School districts that adopt Bluebonnet Learning receive $60 per student. (Photo byplherrera/Getty Images)
Fort Worth ISD is now one of the largest districts in Texas to implement Bluebonnet Learning, and will receive millions of dollars from the state for adopting the new materials.
Fort Worth Independent School District recently adopted Bluebonnet Learning for its reading language arts curriculum for students in kindergarten through fifth grade.
The learning materials were created by the Texas Education Agency (TEA) and approved by the Texas State Board of Education in November. The curriculum covers kindergarten through eighth grade math, and a kindergarten through fifth grade reading language arts program that uses Christian stories from the Bible in reading materials.
School districts that adopt Bluebonnet Learning receive $60 per student from the state, which means Fort Worth ISD will get a windfall for using the religion-infused reading curriculum.
The financial incentive could help the district, which has about 70,000 students and a $43 million budget deficit.
Fort Worth ISD is also at risk of a state takeover by the TEA, and residents at a Sept. 23 school board meeting questioned if the district was adopting the new materials to avoid that looming threat, but Superintendent Karen Molinar rejected the implication.
“I believe this is a high quality instructional material and this is not because of the threat of a takeover,” she said.
Molinar emphasized how the new materials will help teachers, as they’re designed to reduce prep time since lesson plans and calendars are already baked into the curriculum. They also reinforce previously-learned skills and concepts as students progress, Molinar said, and emphasize writing across subject areas.
Fort Worth ISD faced a literacy crisis last year, with almost two-thirds of students not reading proficiently at their grade level, according to 2024 State of Texas Assessments of Academic Readiness (STAAR) results.
However the district saw improvements in 2025, with preliminary STAAR results showing that 41% of third- and fourth-grade students met grade level in reading—up from 33% in 2024, according to the Fort Worth Report.
Critics, including the ACLU of Texas, have warned superintendents throughout Texas about the potential harm of Bluebonnet Learning, stating that the materials impose religious beliefs on Texas students and violate their first amendment rights.
“We urge you to refuse this invitation to promote one type of religious belief in public schools,” the ACLU said in a January letter. “Decisions about whether and how to instill religious beliefs should be made by students and their families, not state and local officials.

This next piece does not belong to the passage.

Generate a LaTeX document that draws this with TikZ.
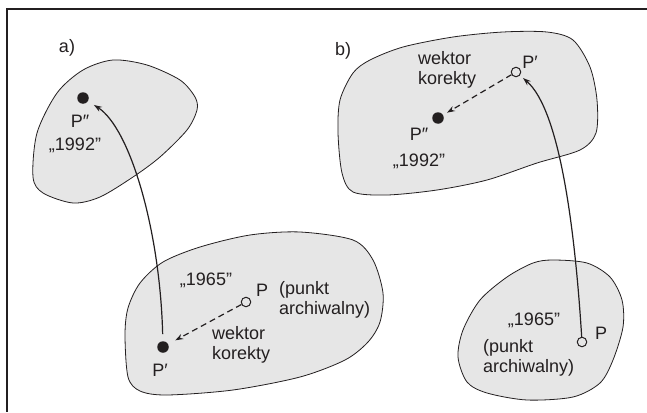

Implementing the Bluebonnet curriculum in your district would unlawfully impose a set of religious beliefs upon your students and violate their constitutionally guaranteed right to be free from religious coercion.”
Fort Worth ISD trustees voted 6-3 on Sept. 23 to approve the materials, with school trustees Wallace Bridges, Quinton Phillips, and Camille Rodriguez voting against its implementation.
“I’m a born again Christian, and I say that proudly and I’m very passionate about that,” Bridges said during the vote. “And just as much as I’m passionate about my relationship with God, I am as passionate when it comes to a separation between this church and state. I think that is, in my opinion, that’s a line that I’m having difficulty crossing. I’ve taken hundreds of kids to church with me, not one time I’ve ever taken a kid without getting approval from his parent or somebody that I know that was okay with that.”
“I don’t want to be perceived that I’m against the Bible and some of the references to the Bible at school. I just don’t think that the school is the place for that to happen,” he continued.
Phillips said that adopting a curriculum with religious text embedded in it is “the very definition of indoctrination.”
About one in four Texas school districts and charter schools have adopted or announced plans to adopt the religious learning materials, according to the Texas Tribune. In North Texas, Irving, Burleson, Crowley, Duncanville, and Lake Worth ISDs have all adopted Bluebonnet Learning.
Superintendent Matt Smith also announced that Arlington ISD is auditing its curriculum, and that they “absolutely will take a look at Bluebonnet,” according to NBC DFW.